Why You May Want to Hide the Ibuprofen Bottle From Your Husband If You Are Trying to Get Pregnant

by Sandi Schwartz January 30, 2018

human sperm and human egg

Getting pregnant is not a walk in the park for every couple who dreams of becoming parents. According to the CDC, one in 8 couples (or 12 percent of married women) in the United States have trouble getting pregnant or carrying a pregnancy to term. Approximately one-third of infertility is attributed to the female partner, one-third to the male partner, and one-third is caused by a combination of problems in both partners or is unexplained. If a couple is struggling to get pregnant, the last thing they want is another component in their lives that could inhibit fertility.

Now a new study published in the journal Proceedings of the National Academy of Sciences has shocked many by concluding that one of the most common over-the-counter medications used – ibuprofen – can impact male fertility. Every day millions of people turn to ibuprofen to relieve headaches, fever symptoms, joint pain, muscle aches, and more. We are now learning that this pain reliever can have a negative impact on the testicles of young men. This current study was a follow up to previous research that explored the health effects as a result of pregnant women taking any one of three mild pain relievers: aspirin, acetaminophen, or ibuprofen. Those studies showed that when taken during pregnancy, all three medicines increased the likelihood that male babies would be born with congenital malformations of their testicles.

Therefore, these drugs are anti-androgenic, which means they disrupt male hormones. Following those studies, scientists wanted to explore if the medications would directly affect grown men. The research team recruited 31 male volunteers between the ages of 18 and 35. Fourteen of them were given a daily dose of ibuprofen: 600 milligrams twice a day, which is the maximum limit per instructions on ibuprofen bottles. The remaining 17 volunteers were given a placebo. Within 14 days, the men taking ibuprofen showed a decrease in the level of luteinizing hormones, which is a sign of dysfunctional testicles associated with infertility.

The researchers are not yet sure if the effects from the ibuprofen will be reversible over time. Although small, this study is especially important because most drugs are not evaluated for their effects on human male fertility. However, one of the scientists involved in the study told CNN that there is evidence that some medications are harmful to the male reproductive system, including testosterone, opioids, antidepressants, antipsychotics, immune modulators, and even the over-the-counter antacid cimetidine (Tagamet). Yet these adverse effects are rarely communicated to patients.

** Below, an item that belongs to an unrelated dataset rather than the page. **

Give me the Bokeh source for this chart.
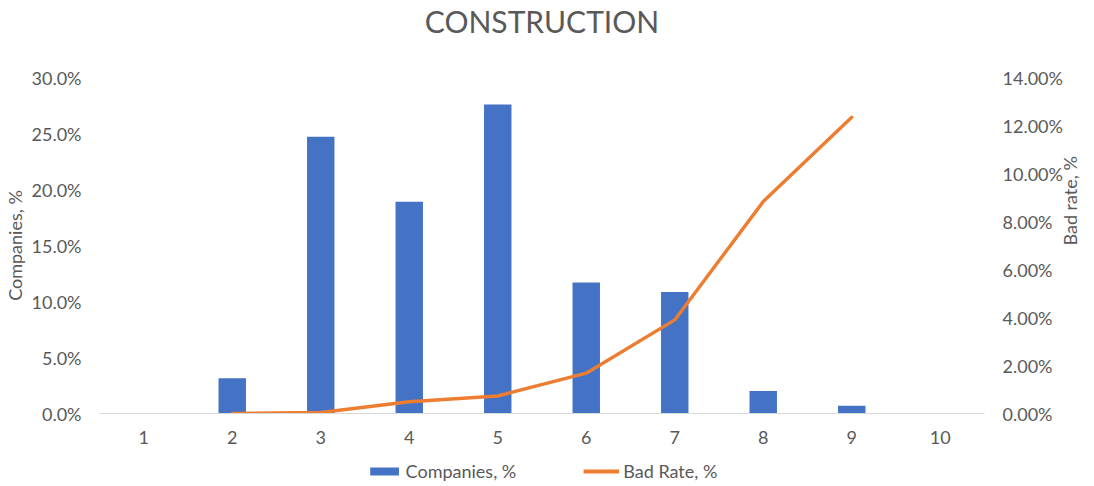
import math
from bokeh.plotting import figure
from bokeh.layouts import column
from bokeh.models import (LinearAxis, Range1d, FactorRange, NumeralTickFormatter,
                          FixedTicker, Legend, LegendItem, ColumnDataSource)
from bokeh.embed import file_html
from bokeh.resources import INLINE

title_text = "CONSTRUCTION"
categories = ["1", "2", "3", "4", "5", "6", "7", "8", "9", "10"]
companies = [0.0, 0.0314, 0.247, 0.189, 0.276, 0.117, 0.1085, 0.020, 0.007, 0.0]
bad_cats = ["2", "3", "4", "5", "6", "7", "8", "9"]
bad_rate = [0.0, 0.0004, 0.0049, 0.0073, 0.0168, 0.039, 0.0883, 0.1234]
left_ticks = [0.0, 0.05, 0.10, 0.15, 0.20, 0.25, 0.30]
right_ticks = [0.0, 0.02, 0.04, 0.06, 0.08, 0.10, 0.12, 0.14]
series_names = ["Companies, %", "Bad Rate, %"]

FONT = "Lato"
TXT = "#595959"
FS = "18px"
BLUE = "#4472C4"
ORANGE = "#ED7D31"
W = 1094


def strip(height, **kw):
    f = figure(width=W, height=height, output_backend="svg", toolbar_location=None,
               min_border=0, **kw)
    f.axis.visible = False
    f.grid.visible = False
    f.outline_line_color = None
    f.background_fill_color = "white"
    f.border_fill_color = "white"
    return f


# ---- title strip ----
tp = strip(45, x_range=Range1d(0, 1), y_range=Range1d(0, 1), title=title_text)
tp.title.align = "center"
tp.title.text_font = FONT
tp.title.text_font_size = "30px"
tp.title.text_font_style = "normal"
tp.title.text_color = TXT
tp.title.standoff = 0

# ---- main chart ----
p = figure(width=W, height=410, x_range=FactorRange(factors=categories, range_padding=0),
           y_range=Range1d(0, 0.30), output_backend="svg", toolbar_location=None,
           min_border_left=99, min_border_right=108, min_border_top=32, min_border_bottom=42)
p.extra_y_ranges = {"right": Range1d(0, 0.14)}
p.outline_line_color = None
p.xgrid.visible = False
p.ygrid.visible = False
p.background_fill_color = "white"
p.border_fill_color = "white"

src = ColumnDataSource(dict(x=categories, top=companies))
p.vbar(x="x", top="top", width=0.31, source=src, fill_color=BLUE, line_color=None)
lsrc = ColumnDataSource(dict(x=bad_cats, y=bad_rate))
p.line(x="x", y="y", source=lsrc, y_range_name="right", line_color=ORANGE,
       line_width=3.4, line_cap="round", line_join="round")

xa = p.xaxis[0]
xa.axis_line_color = "#D9D9D9"
xa.axis_line_width = 1
xa.major_tick_line_color = None
xa.minor_tick_line_color = None
xa.major_label_text_font = FONT
xa.major_label_text_font_size = FS
xa.major_label_text_color = TXT
xa.major_label_standoff = 11

ya = p.yaxis[0]
ya.ticker = FixedTicker(ticks=left_ticks)
ya.formatter = NumeralTickFormatter(format="0.0%")
ya.axis_line_color = None
ya.major_tick_line_color = None
ya.minor_tick_line_color = None
ya.major_label_text_font = FONT
ya.major_label_text_font_size = FS
ya.major_label_text_color = TXT
ya.major_label_standoff = 12
ya.axis_label = series_names[0]
ya.axis_label_text_font = FONT
ya.axis_label_text_font_size = FS
ya.axis_label_text_font_style = "normal"
ya.axis_label_text_color = TXT
ya.axis_label_standoff = 3

ra = LinearAxis(y_range_name="right", ticker=FixedTicker(ticks=right_ticks),
                formatter=NumeralTickFormatter(format="0.00%"))
ra.axis_line_color = None
ra.major_tick_line_color = None
ra.minor_tick_line_color = None
ra.major_label_text_font = FONT
ra.major_label_text_font_size = FS
ra.major_label_text_color = TXT
ra.major_label_standoff = 12
ra.axis_label = "Bad rate, %"
ra.axis_label_text_font = FONT
ra.axis_label_text_font_size = FS
ra.axis_label_text_font_style = "normal"
ra.axis_label_text_color = TXT
ra.axis_label_standoff = 4
ra.axis_label_orientation = math.pi / 2
p.add_layout(ra, "right")

# ---- legend strip ----
lg = strip(31, x_range=FactorRange(factors=categories), y_range=Range1d(1, 2))
lg.extra_y_ranges = {"right": Range1d(1, 2)}
leg_bar = lg.vbar(x="x", top="top", width=0.31, source=src, fill_color=BLUE, line_color=None)
leg_line = lg.line(x="x", y="y", source=lsrc, y_range_name="right", line_color=ORANGE,
                   line_width=4)
legend = Legend(items=[LegendItem(label=series_names[0], renderers=[leg_bar]),
                       LegendItem(label=series_names[1], renderers=[leg_line])],
                orientation="horizontal", location="center",
                glyph_width=36, glyph_height=10, label_standoff=4, spacing=67,
                padding=2, margin=0, border_line_color=None, background_fill_alpha=0,
                label_text_font=FONT, label_text_font_size=FS, label_text_color=TXT)
lg.add_layout(legend, "center")

layout = column(tp, p, lg, spacing=0)
open("out.html", "w").write(file_html(layout, INLINE))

Therefore, this news about ibuprofen and infertility may bring attention to the use of certain medications and help many couples who hope to be parents someday. It is also critical because a father’s use of ibuprofen may impact his children as well.

Overall, experts recommend that men who are planning to father a child should avoid ibuprofen and the other drugs shown to influence fertility. Although this new study indicates that ibuprofen disrupts the reproductive hormones in healthy young men, it is also possible that there is an even greater negative effect in men who already experience low fertility. Finally, we will have to keep a look out for additional studies to see if taking common medications like ibuprofen can impact young boys and adolescent boys. Is it possible that taking ibuprofen for a headache at a young age can later impact that boy’s chance of becoming a dad? Every parent will certainly want to know the answer to that question.